Они спустились к причалу, по которому уже давно нетерпеливо прохаживался Вигман. Приложившись к бутылке коньяка, предусмотрительно взятой с собой, гном обрел решимость, которой хватило, чтобы спросить у эльфа о его намерениях.
– Я могу заверить кобольда Джеррика, что не позднее одной луны ты будешь в его резиденции в Берлине?
– У меня слишком много дел на моем острове, чтобы тратить время на путешествие в Берлин, – ответил Фергюс. – Так и передай Джеррику.
– Значит, ты отказываешься от предложения Джеррика? – почти с ужасом спросил Фигман. Он не мог поверить, что подобное возможно, если только дух не сошел с ума.
– Отказываюсь, – кивнул Фергюс. – Посуди сам, Вигман. Вскоре на остров на каникулы приезжает мой внук. А в сентябре, в день весеннего равноденствия, на Эйлин-Море соберутся эльфы со всей Земли. И всю ночь, до рассвета, они будут танцами и песнями прославлять Великую Эльфийку. Так когда мне ехать в Берлин? Да и зачем? Все, что мне надо в жизни, я нахожу на этом острове. Передай Джеррику, что я не забыл, кому я обязан своим счастьем. Пусть и он не забывает. Надеюсь, он поймет меня.

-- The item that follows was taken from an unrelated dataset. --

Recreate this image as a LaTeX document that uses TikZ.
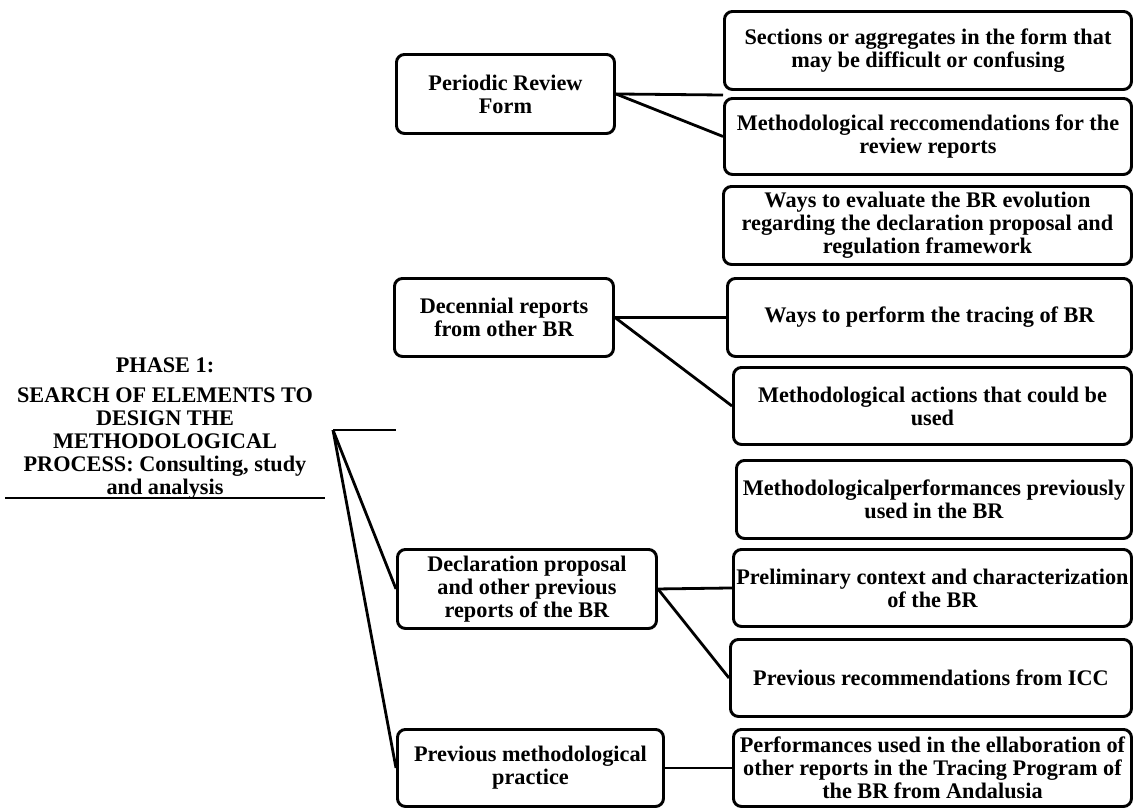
\documentclass[tikz,border=0pt]{standalone}
\usepackage{fontspec}
\setmainfont{Liberation Serif}
\newcommand\boxfont{\bfseries\fontsize{16.7}{17.3}\selectfont}
\begin{document}
\begin{tikzpicture}[x=0.75pt,y=-0.75pt,
  box/.style={draw, line width=2.2pt, rounded corners=6pt, inner sep=0pt, align=center, anchor=north west, font=\boxfont},
  conn/.style={line width=2.1pt}]
\useasboundingbox (0,0) rectangle (1133,808);
% middle boxes
\node[box, minimum width=218*0.75pt, minimum height=79*0.75pt] (P) at (395,53) {Periodic Review\\Form};
\node[box, minimum width=219*0.75pt, minimum height=78*0.75pt] (D) at (393,277) {Decennial reports\\from other BR};
\node[box, minimum width=259*0.75pt, minimum height=79*0.75pt] (DP) at (396,548) {Declaration proposal\\and other previous\\reports of the BR};
\node[box, minimum width=266*0.75pt, minimum height=77*0.75pt] (PM) at (396,728) {Previous methodological\\practice};
% right boxes
\node[box, minimum width=407*0.75pt, minimum height=78*0.75pt] (R1) at (723,10) {Sections or aggregates in the form that\\may be difficult or confusing};
\node[box, minimum width=407*0.75pt, minimum height=76*0.75pt] (R2) at (723,97) {Methodological reccomendations for the\\review reports};
\node[box, minimum width=408*0.75pt, minimum height=78*0.75pt] (R3) at (722,185) {Ways to evaluate the BR evolution\\regarding the declaration proposal and\\regulation framework};
\node[box, minimum width=404*0.75pt, minimum height=78*0.75pt] (R4) at (726,277) {Ways to perform the tracing of BR};
\node[box, minimum width=398*0.75pt, minimum height=77*0.75pt] (R5) at (732,366) {Methodological actions that could be\\used};
\node[box, minimum width=395*0.75pt, minimum height=78*0.75pt] (R6) at (735,459) {Methodologicalperformances previously\\used in the BR};
\node[box, minimum width=398*0.75pt, minimum height=77*0.75pt] (R7) at (732,548) {Preliminary context and characterization\\of the BR};
\node[box, minimum width=401*0.75pt, minimum height=77*0.75pt] (R8) at (729,638) {Previous recommendations from ICC};
\node[box, minimum width=398*0.75pt, minimum height=77*0.75pt] (R9) at (732,728) {Performances used in the ellaboration of\\other reports in the Tracing Program of\\the BR from Andalusia};
% left text
\node[align=center, font=\boxfont, inner sep=0pt] (L) at (165,429) {PHASE 1:\\[5pt]SEARCH OF ELEMENTS TO\\DESIGN THE\\METHODOLOGICAL\\PROCESS: Consulting, study\\and analysis};
\coordinate (U1) at (5,498);
\coordinate (U2) at (325,498);
\draw[conn] (U1) -- (U2);
% junction
\coordinate (J) at (333,430);
\coordinate (Js) at (396,430);
\draw[conn] (J) -- (Js);
\draw[conn] (J) -- (DP.west);
\draw[conn] (J) -- (PM.west);
% connectors
\coordinate (Pf) at (723,95);
\draw[conn] (P.east) -- (Pf);
\draw[conn] (P.east) -- (R2.west);
\draw[conn] (D.east) -- (R4.west);
\draw[conn] (D.east) -- (R5.west);
\draw[conn] (DP.east) -- (R7.west);
\draw[conn] (DP.east) -- (R8.west);
\draw[conn] (PM.east) -- (R9.west);
\end{tikzpicture}
\end{document}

– Да, Фергюс, – покорно ответил гном. Пары коньяка уже испарились, и он снова отчаянно трусил.
– Тогда поторопись отплыть, если ты не хочешь провести несколько дней на острове Эйлин-Мор. Скоро начнется шторм, олуши никогда не обманывают. И одной только Великой Эльфийке ведомо, когда он закончится. А если ты рискнешь выйти в шторм в открытое море, я не дам за твою жизнь и ломаного пенни.